LAKSACI RÉPOND À TEMMAR
Les réserves de change ne servent pas à l’investissement
Le gouverneur de la Banque d’Algérie soutient que la gestion des réserves de change est transparente.
Le ministre de l´Industrie et de la Promotion des investissements, M.Abdelhamid Temmar, a toutes les raisons de regretter de s´être prononcé sur l´utilisation des réserves de change de l´Algérie. Il vient d´être sérieusement malmené par le gouverneur de la Banque d´Algérie, M.Mohamed Laksaci. Le ministre avait suggéré le rapatriement des réserves de change pour les investir dans des projets relevant du secteur de l´industrie.
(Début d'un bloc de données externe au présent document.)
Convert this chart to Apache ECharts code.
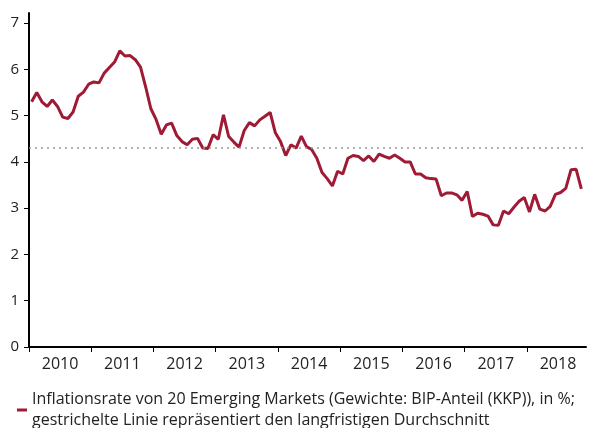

Compte tenu du fait que le placement de cet argent à l´étranger ne serait pas souvent rentable, notamment en cette période de crise, il serait judicieux, argue-t-il, d´en faire profiter certains créneaux industriels porteurs. C´est ce qu´avait souligné le ministre lors d´un point de presse en marge du 4e Salon sur l´automation industrielle à Alger, depuis quelques jours. Le gouverneur, qui s´exprimait, à son tour, jeudi dernier lors d´une réunion avec les responsables des banques nationales et étrangères en activité en Algérie, considère sûrement que cette déclaration constitue une violation de l´indépendance de son institution. Malgré une réforme qui octroie plus de pouvoirs à l´Exécutif dans l´activité de la Banque d´Algérie, il n´en demeure pas moins que le gouverneur est jaloux de garder certaines prérogatives comme l´emploi des réserves de change. Ce n´est pas la première fois que Temmar reçoit une leçon d´économie monétaire. Le ministre des Finances, Karim Djoudi, n´avait pas, non plus, apprécié la déclaration de Temmar.
Ce dernier a considéré que l´Algérie dispose de tous les moyens, surtout financiers pour réaliser des investissements et souhaite également qu´ils se concrétisent dans des secteurs porteurs qui intéressent d´abord l´Etat.
M.Laksaci balaie les arguments du ministre d´un revers de la main. Selon lui, les réserves de change servent de garantie de toute la masse monétaire en dinars dans l´économie nationale. M. Laksaci a indiqué que le montant des réserves de change du pays a atteint 148,9 milliards de dollars à fin décembre 2009, représentant 36 mois d´importations de biens et services. Elles sont composées à hauteur de 46% en dollars et à 42% en euros, le reste étant constitué d´autres monnaies étrangères.
Les devises rapatriées par les agents économiques au titre des exportations de biens et services sont cédées à la Banque d´Algérie à hauteur de 100% pour les exportations des hydrocarbures, et à 50% pour les exportations hors hydrocarbures ainsi que pour celles de services, contre la monnaie de la Banque centrale, selon le gouverneur. Pour ce dernier, l´accumulation des réserves officielles de change par la Banque d´Algérie entre 2004 et 2008 a constitué un important élément de sauvegarde contre les chocs externes comme la baisse des recettes d´exportation. Le gouverneur s´adonne même à des explications techniques visiblement destinées à convaincre ses détracteurs. Les réserves officielles de change détenues par la Banque d´Algérie, qui sont les créances sur les pays émetteurs des devises, constituent la garantie de toute la masse monétaire (en dinars) dans l´économie nationale, c´est-à-dire en possession des agents économiques (Etat, entreprises et ménages), a-t-il indiqué.
Plus loin, il ajoute que la contrepartie de ces réserves de change se retrouve dans l´économie nationale au niveau des dépôts de Sonatrach auprès de la Banque extérieure d´Algérie (contrepartie de cessions des recettes d´exportation d´hydrocarbures non utilisées), des dépôts de l´Etat dans ses comptes tenus sur les livres de la Banque d´Algérie (part de la fiscalité pétrolière non dépensée) et des dépôts des autres agents économiques non financiers auprès des banques.
Le Fonds de régulation des recettes engrange l´équivalent de 59 milliards de dollars en 2009 alors qu´en dépôts de Sonatrach auprès de la BEA, il y a l´équivalent de 10,6 milliards de dollars et les dépôts des agents économiques non financiers auprès des banques sont d´un équivalent de 73,6 milliards de dollars. Enfin, 4 milliards de dollars sont des dépôts en devises.
L´Algérie a fait un bon usage de ses réserves de change en consacrant une partie au remboursement par anticipation de la dette extérieure entre 2004 et 2006, commente le gouverneur.